Celso Amorim declamou na hora errada e no lugar errado a tese mais cara a Joseph Goebbels, o marqueteiro-chefe da Alemanha nazista. Mas o chanceler trapalhão, desta vez, acertou no conteúdo: uma mentira repetida insistentemente acaba virando verdade. Todo dia alguém afirma, por exemplo, que a única coisa que só dá no Brasil é a jabuticaba. E meio mundo reage ao que apenas uma bobagem como quem ouve um dogma incontestável.
Ainda que se restringisse ao universo dos pomares e das quitandas, a teoria da jabuticaba seria implodida por uma uvaia, por um araçá, mesmo pelo mais humilde chico-magro. Mas não foi por acaso, e sim para conferir-lhe a desejada abrangência, que o pai da mentira usou "coisa" em vez de "fruta". Coisa é tudo, certo? Por isso mesmo, a teoria tem tanta profundidade que uma poderia atravessá-la com água pelas canelas.
A jabuticaba é só mais uma entre as incontáveis singularidades nacionais.
A mais relevante informa que uma das coisas que só dão no Brasil é brasileiro. Dos quase 200 milhões de exemplares legítimos, nenhum nasceu fora daqui. Essa multidão de extravagâncias convive com outros exotismos sem similares, como a anta, a capivara ou o tamanduá-bandeira. E elege com freqüência governos igualmente singulares, que criam mais singularidades extraordinárias. O Incra, por exemplo. Ou o Ibama.
O Ibama hoje incorpora tantas atribuições que as iniciais do nome oficial - Instituto Brasileiro de Meio Ambiente, dos Recursos Naturais Renováveis e da Amazônia Legal - já nem cabem na sigla. As iniciais do Instituto Nacional de Colonização e Reforma Agrária cabem no Incra, mas o Incra já não cabe no Ministério do Desenvolvimento Agrário, ao qual deveria subordinar-se. Em tese, os ministérios mandam nas siglas. Mas o Incra e o Ibama são mais antigos, e seus chefes tratam os ministros com o descaso do filho obrigado a conviver com um pai que nasceu depois.
As siglas fazem o que querem - ou o que interessa aos micropartidos e organizações misteriosas que as controlam com o consentimento do governo federal. No ano passado, o Incra foi paralisado por uma greve que começou em 21 de maio e só terminou em 3 de agosto, depois de atendidas as exigências dos rebelados. Durou 75 dias a guerra movida pelos empregados do Incra contra o governo a que devem o emprego. O Planalto fez que não era com ele.
Continuou inerme mesmo quando militante do MST passaram a hospedar-se sem pedir licença nos prédios desertos do Incra, para recuperarem as energias despendidas nas invasões de propriedades alheias. O governo nem sequer pareceu surpreso ao saber que a turma do Ibama também cruzara os braços, "em solidariedade aos companheiros do Incra".

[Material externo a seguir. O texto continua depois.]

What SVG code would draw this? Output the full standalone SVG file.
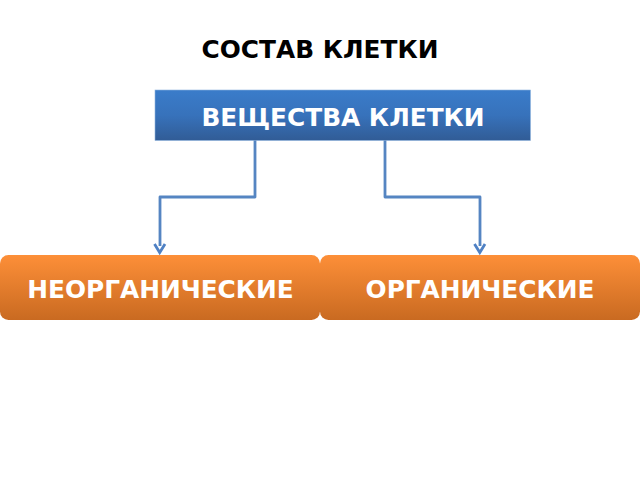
<svg xmlns="http://www.w3.org/2000/svg" width="640" height="480" viewBox="0 0 640 480">
<style>
text{font-family:"DejaVu Sans","Noto Sans",sans-serif;font-weight:700;text-anchor:middle;font-size:24.8px}
.w{fill:#fff}
.c{fill:none;stroke:#5585c2;stroke-width:2.8;stroke-linejoin:round}
.h{fill:none;stroke:#4f81c4;stroke-width:2.8}
</style>
<defs>
<linearGradient id="b" x1="0" y1="0" x2="0" y2="1"><stop offset="0" stop-color="#3a7cca"/><stop offset="0.5" stop-color="#3772bb"/><stop offset="1" stop-color="#315c96"/></linearGradient>
<linearGradient id="o" x1="0" y1="0" x2="0" y2="1"><stop offset="0" stop-color="#fd8f38"/><stop offset="1" stop-color="#c96a21"/></linearGradient>
</defs>
<rect width="640" height="480" fill="#fff"/>
<text id="title" x="320" y="58" fill="#000">СОСТАВ КЛЕТКИ</text>
<g id="connectors">
<path class="c" d="M255 140V197H160V246"/>
<path class="h" d="M154.500 244L159.700 252.500L165 244"/>
<path class="c" d="M385 140V197H480V246"/>
<path class="h" d="M474.500 244L479.800 252.500L485 244"/>
</g>
<g id="node-substances">
<rect x="155" y="90" width="375.500" height="50.500" fill="url(#b)" stroke="#8fb4de" stroke-width="0.6"/>
<text class="w" x="343" y="125.500">ВЕЩЕСТВА КЛЕТКИ</text>
</g>
<g id="node-inorganic">
<rect x="0" y="255" width="320" height="65" rx="8.500" fill="url(#o)"/>
<text class="w" x="160.500" y="297.500">НЕОРГАНИЧЕСКИЕ</text>
</g>
<g id="node-organic">
<rect x="320" y="255" width="320" height="65" rx="8.500" fill="url(#o)"/>
<text class="w" x="480" y="297.500">ОРГАНИЧЕСКИЕ</text>
</g>
</svg>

Nesta segunda-feira, uma reportagem publicada pelo Jornal do Brasil comprovou que a bonita demonstração de amizade não abrandou o ânimo beligerante dos contemplados pelo gesto: o Incra vem ampliando dramaticamente a ofensiva destinada a varrer da face da Amazônia gigantescas porções de selva supostamente vigiadas pelo Ibama. Segundo o ministro do Meio Ambiente, Carlos Minc, a Amazônia perdeu em 2007 quase 600 mil hectares de floresta. O ataque foi comandado por 25 entidades e indivíduos especialmente ferozes. Quem lidera o ranking da abjeção? O Incra.
Só em Mato Grosso, o Incra devastou 151 mil hectares em "áreas de especial preservação". A mutilação da selva resultou em multas que somam R$ 176 milhões.
Os dirigentes da sigla argumentam que é preciso abrir espaço para os assentamentos do MST e seus filhotes. E avisam que não vão pagar o que devem ao Ibama.
Se ainda ocupasse o cargo de superintendente do Ibama em Rondônia, o petista de carteirinha Oswaldo Luiz Pittaluga, um dos primeiros a aderir à greve de 2007, já estaria alistado nas tropas do Incra. Nomeado no primeiro dia da Era Lula, Pittaluga manteve-se no emprego mesmo depois de presentear entidades companheiras e guarnições da PM com toneladas de madeira apreendida pelo Ibama. Foi demitido, há semanas, porque até o Planalto achou demais a entrega de 36 motosserras e duas serrarias um certo Movimento Camponês Corumbiara, que vem ampliando criminosamente o assentamento infiltrado na floresta.
Entre as coisas que só dão no Brasil, a jabuticaba é certamente a menos espantosa.